▸ Listed entries

------------------------------------------------------------

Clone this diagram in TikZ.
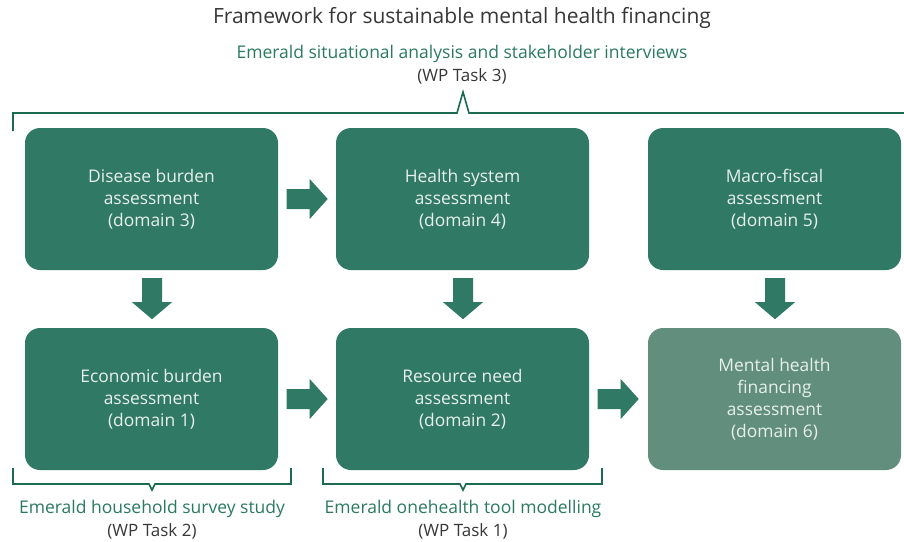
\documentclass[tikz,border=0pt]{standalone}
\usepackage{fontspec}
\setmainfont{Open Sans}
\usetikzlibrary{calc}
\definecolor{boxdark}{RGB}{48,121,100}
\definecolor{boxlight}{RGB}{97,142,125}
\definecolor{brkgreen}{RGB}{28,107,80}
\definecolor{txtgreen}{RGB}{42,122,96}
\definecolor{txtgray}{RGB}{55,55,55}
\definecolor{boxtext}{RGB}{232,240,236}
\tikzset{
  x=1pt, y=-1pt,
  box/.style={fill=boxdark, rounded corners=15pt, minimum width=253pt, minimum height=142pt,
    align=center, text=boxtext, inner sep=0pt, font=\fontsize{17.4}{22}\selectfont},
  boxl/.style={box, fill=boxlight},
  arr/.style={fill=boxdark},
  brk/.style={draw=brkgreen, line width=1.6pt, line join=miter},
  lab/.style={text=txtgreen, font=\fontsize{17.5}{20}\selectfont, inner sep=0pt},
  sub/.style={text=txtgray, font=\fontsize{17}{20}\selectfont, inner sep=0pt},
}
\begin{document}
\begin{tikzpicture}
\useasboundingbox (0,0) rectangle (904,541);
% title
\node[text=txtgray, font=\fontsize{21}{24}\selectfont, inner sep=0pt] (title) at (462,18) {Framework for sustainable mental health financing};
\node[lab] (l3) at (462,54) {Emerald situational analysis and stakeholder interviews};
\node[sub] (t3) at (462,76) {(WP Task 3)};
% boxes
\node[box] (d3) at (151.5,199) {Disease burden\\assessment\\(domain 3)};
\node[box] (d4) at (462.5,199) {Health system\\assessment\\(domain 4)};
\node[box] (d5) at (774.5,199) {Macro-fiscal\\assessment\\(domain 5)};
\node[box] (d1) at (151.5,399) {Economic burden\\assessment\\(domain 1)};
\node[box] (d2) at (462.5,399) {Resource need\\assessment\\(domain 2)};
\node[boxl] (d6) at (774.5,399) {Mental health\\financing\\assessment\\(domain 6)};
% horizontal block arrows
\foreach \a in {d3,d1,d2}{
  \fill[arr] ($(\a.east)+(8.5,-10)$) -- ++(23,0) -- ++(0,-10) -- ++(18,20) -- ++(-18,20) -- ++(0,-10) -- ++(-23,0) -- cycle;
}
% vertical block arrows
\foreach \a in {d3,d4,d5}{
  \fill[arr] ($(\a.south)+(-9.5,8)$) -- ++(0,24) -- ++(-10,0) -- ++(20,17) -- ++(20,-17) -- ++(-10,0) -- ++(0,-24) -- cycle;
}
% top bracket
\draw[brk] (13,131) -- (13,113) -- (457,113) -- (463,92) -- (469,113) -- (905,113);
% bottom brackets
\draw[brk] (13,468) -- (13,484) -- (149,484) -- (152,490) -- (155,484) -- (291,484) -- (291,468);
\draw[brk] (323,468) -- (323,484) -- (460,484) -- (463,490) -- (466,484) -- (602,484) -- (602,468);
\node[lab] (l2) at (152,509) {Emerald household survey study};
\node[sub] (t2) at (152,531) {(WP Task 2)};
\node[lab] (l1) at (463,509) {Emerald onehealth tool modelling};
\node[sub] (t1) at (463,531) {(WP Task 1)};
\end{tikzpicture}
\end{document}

------------------------------------------------------------

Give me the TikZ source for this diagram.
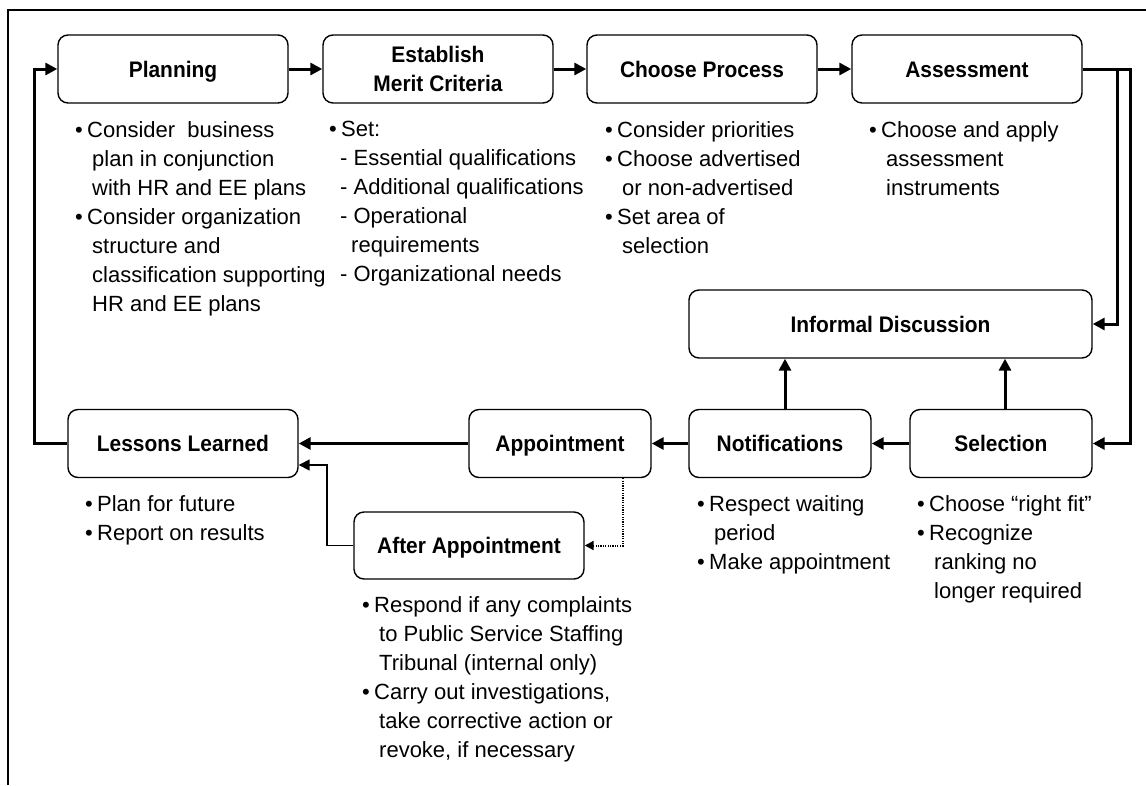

------------------------------------------------------------

▸ Brief
Scan the material above for the word "this". Copy each line where it occurs.

▸ Exercise response
Clone this diagram in TikZ.
Give me the TikZ source for this diagram.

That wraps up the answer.